EXERCISE GOAL
Transcribe all of the material exactly, except for its pictures.

SUPPLIED INFORMATION

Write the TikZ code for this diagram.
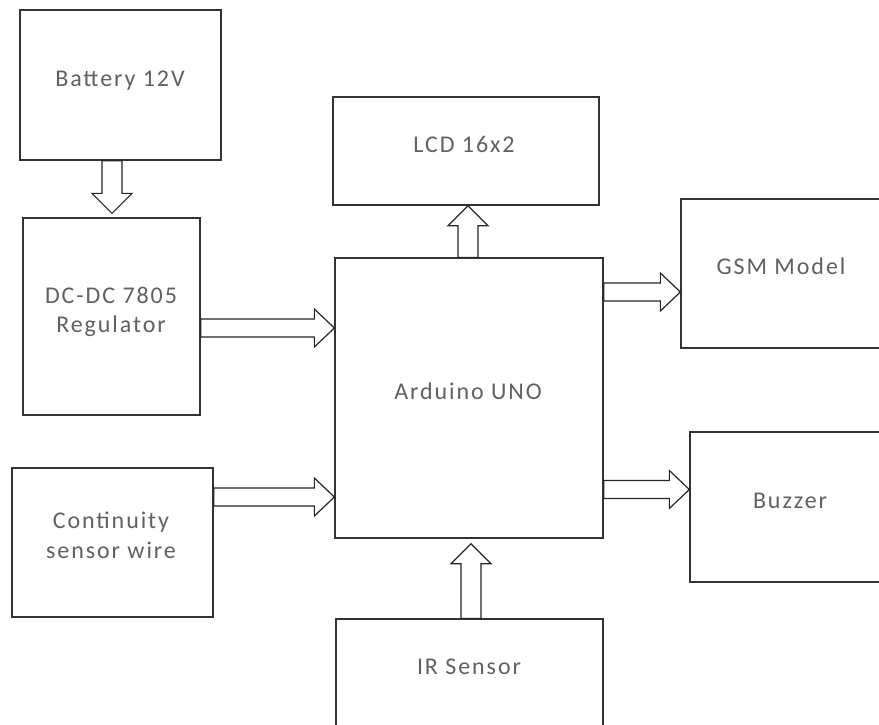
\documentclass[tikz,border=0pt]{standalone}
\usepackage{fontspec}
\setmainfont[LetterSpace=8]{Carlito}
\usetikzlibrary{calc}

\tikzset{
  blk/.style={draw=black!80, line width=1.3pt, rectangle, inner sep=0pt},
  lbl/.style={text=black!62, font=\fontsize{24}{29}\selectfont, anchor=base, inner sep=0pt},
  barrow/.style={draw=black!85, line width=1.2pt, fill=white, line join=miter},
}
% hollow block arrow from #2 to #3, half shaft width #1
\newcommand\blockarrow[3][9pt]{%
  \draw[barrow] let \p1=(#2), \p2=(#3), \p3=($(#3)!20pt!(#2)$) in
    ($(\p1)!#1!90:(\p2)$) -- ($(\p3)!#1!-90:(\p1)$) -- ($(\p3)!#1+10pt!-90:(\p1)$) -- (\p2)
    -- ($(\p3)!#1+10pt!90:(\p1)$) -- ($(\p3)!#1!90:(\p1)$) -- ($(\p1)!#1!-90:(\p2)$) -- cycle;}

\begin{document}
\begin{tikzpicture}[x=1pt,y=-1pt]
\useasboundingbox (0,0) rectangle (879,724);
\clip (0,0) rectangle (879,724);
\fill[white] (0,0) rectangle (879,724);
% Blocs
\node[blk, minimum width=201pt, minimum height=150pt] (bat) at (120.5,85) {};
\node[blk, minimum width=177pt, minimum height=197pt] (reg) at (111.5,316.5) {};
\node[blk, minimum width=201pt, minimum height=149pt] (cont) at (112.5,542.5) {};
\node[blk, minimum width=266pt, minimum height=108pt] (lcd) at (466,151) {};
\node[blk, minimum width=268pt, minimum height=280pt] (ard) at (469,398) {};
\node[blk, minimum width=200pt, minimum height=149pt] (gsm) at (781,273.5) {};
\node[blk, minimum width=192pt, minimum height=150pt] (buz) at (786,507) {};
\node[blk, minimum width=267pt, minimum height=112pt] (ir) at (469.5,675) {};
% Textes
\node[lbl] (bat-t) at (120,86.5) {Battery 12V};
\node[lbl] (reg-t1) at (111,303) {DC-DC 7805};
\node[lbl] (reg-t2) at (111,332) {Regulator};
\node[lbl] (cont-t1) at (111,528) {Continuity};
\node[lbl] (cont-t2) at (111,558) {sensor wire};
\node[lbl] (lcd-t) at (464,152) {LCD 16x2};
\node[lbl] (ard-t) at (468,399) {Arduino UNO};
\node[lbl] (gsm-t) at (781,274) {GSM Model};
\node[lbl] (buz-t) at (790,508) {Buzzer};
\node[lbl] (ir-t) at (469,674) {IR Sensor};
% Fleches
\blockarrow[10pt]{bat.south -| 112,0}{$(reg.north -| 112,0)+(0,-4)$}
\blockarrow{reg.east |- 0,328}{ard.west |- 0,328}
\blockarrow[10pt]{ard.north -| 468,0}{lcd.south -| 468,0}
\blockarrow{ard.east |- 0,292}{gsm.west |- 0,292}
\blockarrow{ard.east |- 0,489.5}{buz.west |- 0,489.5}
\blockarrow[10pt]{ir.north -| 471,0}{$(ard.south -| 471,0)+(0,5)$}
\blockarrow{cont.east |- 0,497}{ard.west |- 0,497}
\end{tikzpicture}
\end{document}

RESULT FOR THIS TASK
Write the TikZ code for this diagram.
\documentclass[tikz,border=0pt]{standalone}
\usepackage{fontspec}
\setmainfont[LetterSpace=8]{Carlito}
\usetikzlibrary{calc}

\tikzset{
  blk/.style={draw=black!80, line width=1.3pt, rectangle, inner sep=0pt},
  lbl/.style={text=black!62, font=\fontsize{24}{29}\selectfont, anchor=base, inner sep=0pt},
  barrow/.style={draw=black!85, line width=1.2pt, fill=white, line join=miter},
}
% hollow block arrow from #2 to #3, half shaft width #1
\newcommand\blockarrow[3][9pt]{%
  \draw[barrow] let \p1=(#2), \p2=(#3), \p3=($(#3)!20pt!(#2)$) in
    ($(\p1)!#1!90:(\p2)$) -- ($(\p3)!#1!-90:(\p1)$) -- ($(\p3)!#1+10pt!-90:(\p1)$) -- (\p2)
    -- ($(\p3)!#1+10pt!90:(\p1)$) -- ($(\p3)!#1!90:(\p1)$) -- ($(\p1)!#1!-90:(\p2)$) -- cycle;}

\begin{document}
\begin{tikzpicture}[x=1pt,y=-1pt]
\useasboundingbox (0,0) rectangle (879,724);
\clip (0,0) rectangle (879,724);
\fill[white] (0,0) rectangle (879,724);
% Blocs
\node[blk, minimum width=201pt, minimum height=150pt] (bat) at (120.5,85) {};
\node[blk, minimum width=177pt, minimum height=197pt] (reg) at (111.5,316.5) {};
\node[blk, minimum width=201pt, minimum height=149pt] (cont) at (112.5,542.5) {};
\node[blk, minimum width=266pt, minimum height=108pt] (lcd) at (466,151) {};
\node[blk, minimum width=268pt, minimum height=280pt] (ard) at (469,398) {};
\node[blk, minimum width=200pt, minimum height=149pt] (gsm) at (781,273.5) {};
\node[blk, minimum width=192pt, minimum height=150pt] (buz) at (786,507) {};
\node[blk, minimum width=267pt, minimum height=112pt] (ir) at (469.5,675) {};
% Textes
\node[lbl] (bat-t) at (120,86.5) {Battery 12V};
\node[lbl] (reg-t1) at (111,303) {DC-DC 7805};
\node[lbl] (reg-t2) at (111,332) {Regulator};
\node[lbl] (cont-t1) at (111,528) {Continuity};
\node[lbl] (cont-t2) at (111,558) {sensor wire};
\node[lbl] (lcd-t) at (464,152) {LCD 16x2};
\node[lbl] (ard-t) at (468,399) {Arduino UNO};
\node[lbl] (gsm-t) at (781,274) {GSM Model};
\node[lbl] (buz-t) at (790,508) {Buzzer};
\node[lbl] (ir-t) at (469,674) {IR Sensor};
% Fleches
\blockarrow[10pt]{bat.south -| 112,0}{$(reg.north -| 112,0)+(0,-4)$}
\blockarrow{reg.east |- 0,328}{ard.west |- 0,328}
\blockarrow[10pt]{ard.north -| 468,0}{lcd.south -| 468,0}
\blockarrow{ard.east |- 0,292}{gsm.west |- 0,292}
\blockarrow{ard.east |- 0,489.5}{buz.west |- 0,489.5}
\blockarrow[10pt]{ir.north -| 471,0}{$(ard.south -| 471,0)+(0,5)$}
\blockarrow{cont.east |- 0,497}{ard.west |- 0,497}
\end{tikzpicture}
\end{document}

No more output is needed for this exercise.